Opinión | Verdiales

Inés Martín Rodrigo

Inés Martín Rodrigo

Periodista y escritora

Granos de arena y estrellas

He llegado a ese nuevo año que comienza en septiembre con la triste conclusión de que ojalá no tuviéramos que atravesar la muerte para aprender a celebrar la vida

Fotograma del documental de Patricio Guzmán 'Nostalgia de la luz'.

Fotograma del documental de Patricio Guzmán 'Nostalgia de la luz'. / EP

Aunque “cambia, todo cambia”, “lo superficial”, “lo profundo”, “el modo de pensar”, “todo en este mundo”, como escribió el chileno Julio Numhauser e inmortalizó con su voz Mercedes Sosa, también vuelve, todo. Incluso septiembre, con sus días, igual de largos que en el resto de meses del calendario y, sin embargo, cada vez más cortos, su rutina y su cotidianidad, odiosas y añoradas al mismo tiempo, salvadoras.

Para Carmen Laforet, los años empezaban con la llegada del otoño. Tenía, durante esa estación, su preferida, “la sensación despejada, de agradable claridad en las ideas, que sólo el agua fría, en la mañana, es capaz de proporcionarme. Me doy cuenta de que comienza un ciclo nuevo de la vida, un nuevo año. Proyectos, ilusiones, vienen a mí naturalmente. Jamás los hago en esa fecha forzada del 1º de enero”. Así lo narró, con la nitidez argumental de quien explica un teorema matemático para el que no hay otra solución posible, en uno de los artículos que publicó en la revista Destino, recopilados en el libro Puntos de vista de una mujer.

Comparto, con Laforet, ese nostálgico optimismo, su convicción sobre el modo en el que deberíamos medir, calibrar, el tiempo que únicamente transcurre sobre el papel, en almanaques y agendas. Por eso, a las puertas de septiembre, ese mes en el que todo cambia y todo vuelve, suelo recuperar ese párrafo, que conservo anotado en uno de los muchos cuadernos que amontono en mi escritorio. En uno de ellos apunté, nada más regresar a Madrid, una ciudad que, en mí, sigue despertando tantos odios como pasiones, sobre todo en verano, la conversación que, en uno de los primeros días de agosto, escuché a dos niñas en una playa de Santander.

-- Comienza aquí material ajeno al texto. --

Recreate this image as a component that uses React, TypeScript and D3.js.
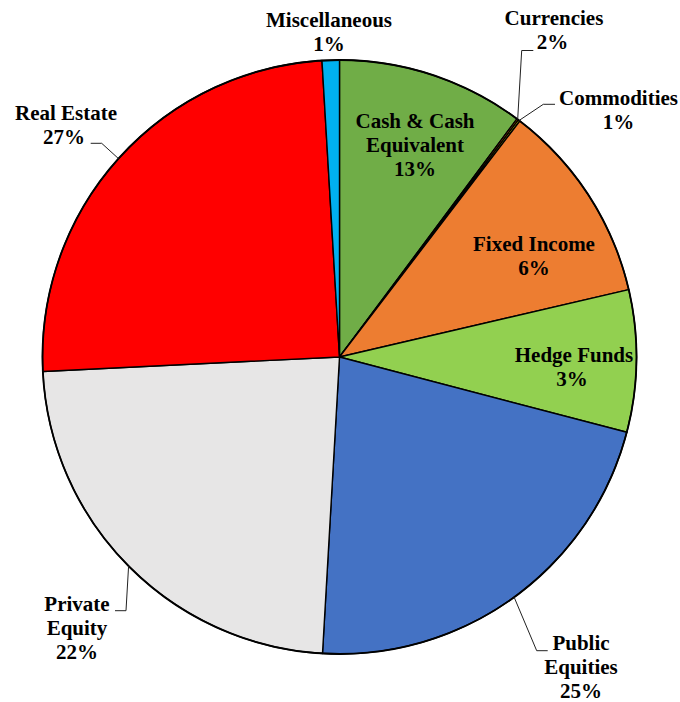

Estaban jugando, lejos de la orilla, a enterrarse, y una le preguntó a la otra si creía que había más granos de arena o estrellas. No recuerdo qué estaba haciendo, leyendo, supongo, a Sally Rooney, pero lo dejé para tratar de memorizar las palabras que acababa de escuchar. El silencio, de la otra niña, de la mujer que estaba con ellas, de los bañistas a su alrededor, del mar, incluso, fue la única respuesta a una cuestión en la que, luego reflexioné, están representados, y hasta resueltos, todos los enigmas del universo.

Lo conté, la escena, su diálogo, en mis redes sociales, y allí me sacaron de dudas: “Parece que hay muchas más estrellas en el universo observable (aproximadamente 10 ^ 23) que granos de arena en la Tierra (de 10 ^ 18 a 10 ^ 19)”. Además, descubrí, ese mismo día y gracias a la dramaturga Andrea Jiménez, que el documental Nostalgia de la luz, dirigido por Patricio Guzmán, aborda, también, pero desde otro ángulo, esa cuestión, al confrontar la distancia entre el cosmos y la humanidad.

La película está ambientada en el desierto de Atacama, en el norte de Chile, un lugar al que, debido a la transparencia que allí tiene el cielo, acuden astrónomos de todo el mundo para observar las estrellas, y en el que los familiares de los prisioneros políticos de la dictadura de Pinochet buscan sus restos, preservados intactos gracias a la sequedad del suelo.

Aquella conversación playera y sus derivaciones me han acompañado a lo largo de mis vacaciones, en las que he leído menos de lo que me hubiera gustado, he descansado menos de lo que necesitaba y he reescrito la que será mi siguiente novela mucho más de lo que había previsto. Así he llegado a un nuevo año, justo 365 días después de que despidiera a mi padre, con la triste conclusión de que ojalá no tuviéramos que atravesar la muerte para aprender a celebrar la vida.